Herb Marinated Tomatoes on Parmesan Crusted Crostini

herb marinated tomatoes on parmesan crusted crostini

The sweet 100 tomatoes and yummy yellow pear tomatoes are exploding in my garden.  I also have a ton of fresh herbs and a need to use them up.  Fresh summer produce is in full swing!  It’s a great problem to have.  This recipe uses up some of that delectable healthy produce from my garden, as well as a few leftover small heirlooms from my local farmer’s market.

And just a note, my kids LOVE this.  They sit around the bowl of tomatoes and scoop it up with crostini.  It never makes it to a plate.

It starts with a pound of small sweet tomatoes.  In today’s version I used a combination of Sweet 100 tomatoes and yellow pear tomatoes from my garden along with a few heirloom cherry type tomatoes from my farmer’s market.  Cut them all in half.  (I did leave a few extra small ones whole)

cut tomatoes

Then add EVOO, balsamic vinegar, chopped garlic, fresh basil, fresh thyme, fresh oregano, and dried marjoram.  Salt and pepper it to taste.  Let it sit in the fridge for 2 or more hours.  You can make this up to a day in advance.  Anymore than 24 hours and it starts to get a bit mealy in texture.

herb marinated tomatoes


This is how I used to eat them.  Without crostini or anything.  It was just herb marinated tomatoes back in the day.  One day I was making them and saw a partial loaf of thinly sliced french bread sitting on the counter. Suddenly a Parmesan crusted slice of bread piled high with savory marinated tomatoes and dripping with that luscious marinade popped into my head.  I’ve never gone back. 

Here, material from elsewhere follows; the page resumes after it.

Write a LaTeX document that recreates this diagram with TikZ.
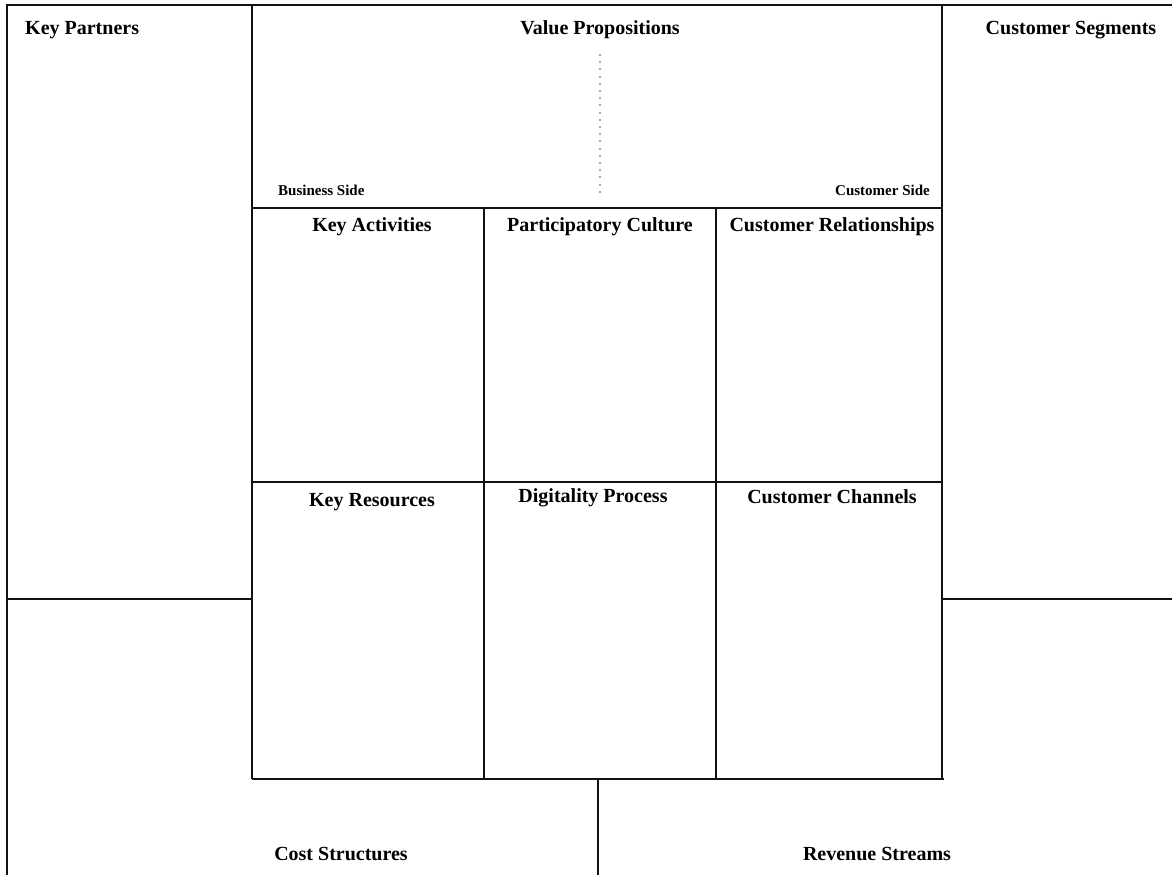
\documentclass[tikz,border=0pt]{standalone}
\usepackage{fontspec}
\setmainfont{Liberation Serif}
\begin{document}
\begin{tikzpicture}[x=1pt,y=-1pt,
  frame/.style={line width=2pt,draw=black!93},
  guide/.style={line width=2pt,draw=black!33,dash pattern=on 2pt off 5.2pt},
  head/.style={font=\fontsize{20}{24}\selectfont\bfseries,inner sep=0pt,anchor=base},
  side/.style={font=\fontsize{15}{18}\selectfont\bfseries,inner sep=0pt,anchor=base}]
\useasboundingbox (0,0) rectangle (1172,875);
\fill[white] (0,0) rectangle (1172,875);

% outer frame and main columns
\draw[frame] (1172,5) -- (7,5) -- (7,875);
\draw[frame] (252,5) -- (252,779);
\draw[frame] (942,5) -- (942,779);
\draw[frame] (7,599) -- (253,599);
\draw[frame] (942,599) -- (1172,599);

% central grid
\draw[frame] (252,208) -- (942,208);
\draw[frame] (252,482) -- (942,482);
\draw[frame] (252,779) -- (944,779);
\draw[frame] (484,208) -- (484,779);
\draw[frame] (716,208) -- (716,779);

% split of the bottom band
\draw[frame] (598,779) -- (598,875);

% divider inside the value propositions
\draw[guide] (600,54) -- (600,198);

% block titles
\node[head,anchor=base west] (kp) at (25,35) {Key Partners};
\node[head] (vp) at (600,35) {Value Propositions};
\node[head] (cs) at (1071,35) {Customer Segments};
\node[side,anchor=base west] (bs) at (278,195) {Business Side};
\node[side,anchor=base east] (cus) at (930,195) {Customer Side};
\node[head] (ka) at (372,231) {Key Activities};
\node[head] (pc) at (600,231) {Participatory Culture};
\node[head] (cr) at (832,231) {Customer Relationships};
\node[head] (kr) at (372,506) {Key Resources};
\node[head] (dp) at (593,502) {Digitality Process};
\node[head] (cc) at (832,503) {Customer Channels};
\node[head] (cost) at (341,860) {Cost Structures};
\node[head] (rev) at (877,860) {Revenue Streams};
\end{tikzpicture}
\end{document}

So I slathered a slice of bread with enough butter to make some finely grated Parmesan stick to it. 

butter parm bread

While that got all crusty in a skillet with the cheese side down, I did the same thing to the other side and repeated.  The rich butter and salty parm really set off the marinated tomatoes.

herb marinated tomato crostini

And that’s how this was born.  It has since been repeated at least once a week during tomato season.